It's been a while again, but it's been a bit of a hectic time. I've been approached by the good people of silverlightshow.net, who have invited me to write some articles for them, but more on that later. I've also been struggling with something I've seen coming, but underestimated, fear of change. That's what today's post is about, fear of change in a software company.
The background
When I got hired at the company I've been working for, for over a year now, the main purpose was to take the current development team, which has been developing in older technology for a long time, and help them to take full advantage of the latest Microsoft technology. Back then I took some time to think about the challenges I might face. One of the things I quickly realized is that fear of change would eventually become an issue. I never imagined it to be this strong and though to overcome.
As we started discussing how the new system should look the other developers where thrilled and everything looked good, but as time progressed and team members became more aware of the changes on different levels, some team members started to revert back to old ways. At times this has been fed by non-technical colleagues, some times it is fuelled by the fact that a lot of custom code is outstanding with customers, and quite a few times this is caused by a fear of change by some of the developers themselves.
Now, this all sounds very negative on a team I'm part of myself, however I've seen it happen a lot of times and I know a lot of others are struggling with the same thing. Do you hear sentences like "We've always done it this way and it works" and "I've seen that approach fail catastrophically once" as if they are arguments to not change anything? I hear them at least once every couple of weeks.
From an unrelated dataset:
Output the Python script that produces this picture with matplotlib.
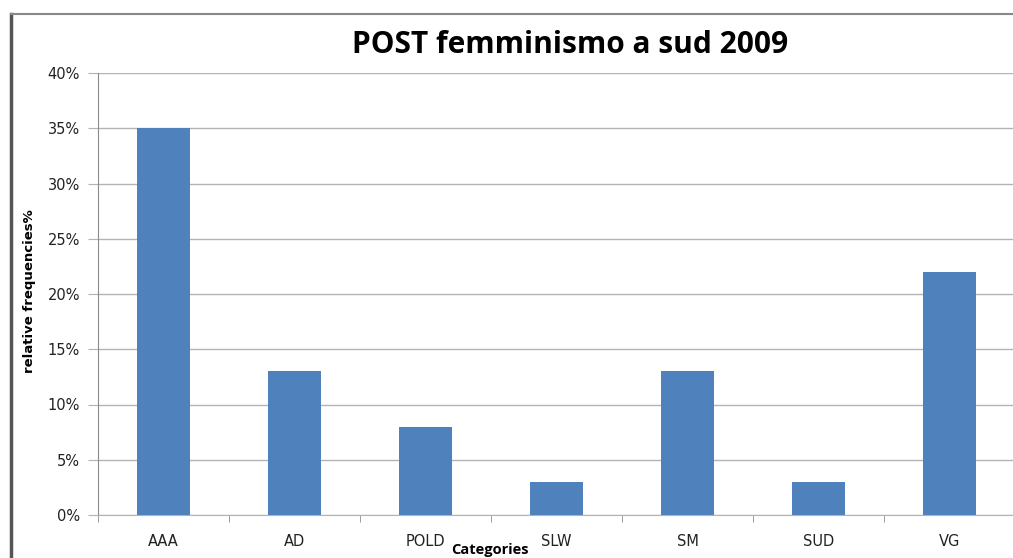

Why is fear of change a problem?
One might argue that this is not a problem. Just do your job and that's that. As long as the software you build fulfills the users needs, you're a winner, right? Well, no. With the old version of the software we keep seeing issues with maintenance, deployment and running it in a web environment. This makes maintaining the software expensive and complicated and it limits us in what we can do. All the more reason to do things differently, right?
So from a business perspective not changing things will eventually cause problems. Does that mean that the old software was bad? No. The point is that the environment the software has to work in combined with the requirements that are put on it, change. This means changing the software becomes inevitable.
Take Windows for example. The kernel that was originally build for Windows NT back in the late eighties was a great peace of software engineering and it worked fine for many years providing great stability to several incarnations of the Windows OS. Only in the past couple of years, the IT landscape started changing in terms of what was expected from a kernel. More and more people started using multi-core CPU's even in their PC's and multi CPU PC's are starting to emerge in the market place more and more. So Microsoft made a decision to rewrite part of the NT kernel to better support these multi core systems in a more efficient way. Though? Sure. Scary? I'd say so. But that didn't stop them from doing it and this change is now part of Windows 7. Again a stable OS, no end-of-the-world-as-we-know-it scenario's, just another major release of Windows. Sure, it must have caused the people working on it some blood, sweat and tears, but they can look back at a great achievement.
So "we've always done it this way and it works" is not really an argument to not change anything. The fact that it works doesn't mean it can not be improved upon, adapted to new possibilities and requirements. In fact, whenever someone says this to me, it makes me want to change it even more, not for the sake of it, but because it makes it all the more evident that the team needs that change in order to move forward.
The other one, "I've seen that approach fail catastrophically once" and less drastic expressions along the same line are another expression of fear. So it failed last time you've tried it? Great, that means you have experience and you know some of the pitfalls already. All the more reason to try that approach again and succeed.
So now what?
So what am I going to do about it? Fight. This may sound simplistic, but it starts with that. I realize that every change I'd like to make to the system is possibly going to be a struggle. Some of these might even fail.
Preparation is key here. It will take a lot of thought to determine what changes might be subject to resistance and what arguments I'm going to bring to the table to convince both technical and non-technical colleagues that this change is necessary and good.
Another help in this is to get others aware that this fear of change is actually there and is a problem for moving forward. In the end any help is welcome.